Economic viability of energy storage systems based on price arbitrage potential in real-time U.S. electricity markets

Energy storage systems (ESSs) can increase power system stability and efficiency, and facilitate integration of intermittent renewable energy, but deployment of ESSs will remain limited until they achieve an attractive internal rate of return (IRR). Linear optimization is used to find the ESS power and energy capacities that maximize the IRR when used to arbitrage 2008 electricity prices (the highest of the past decade) in seven real-time markets in the United States for 14 different ESS technologies. Any reductions in capital costs needed to achieve an IRR of 10% are solved for. Results show that the profit-maximizing size (i.e. hours of energy storage) of an ESS is primarily determined by its technological characteristics (round-trip charge/discharge efficiency and self-discharge) and not market price volatility, which instead increases IRR. Most ESSs examined have an optimal size of 1-4. h of energy storage, though for pumped hydro and compressed air systems this size is 7-8. h.
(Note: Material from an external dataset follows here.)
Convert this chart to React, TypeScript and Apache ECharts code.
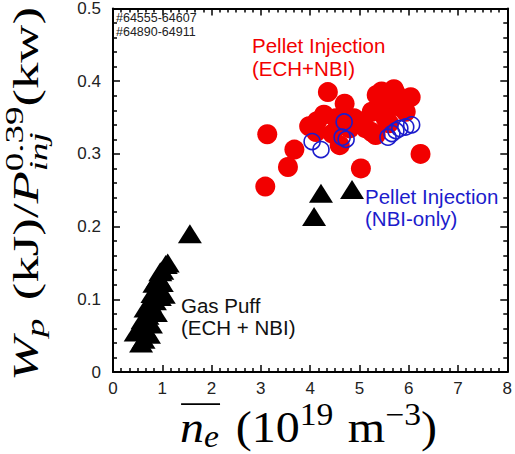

The latter ESSs already achieve IRRs >10%, but could be made even more profitable with minimal cost-reductions by reducing power capacity costs. The opposite holds for Flywheels, electrical ESSs (e.g., capacitors) and a number of chemical ESSs (e.g., lead acid batteries). These could be made more profitable with minimal cost-reductions by reducing energy capacity costs. © 2013 Elsevier Ltd.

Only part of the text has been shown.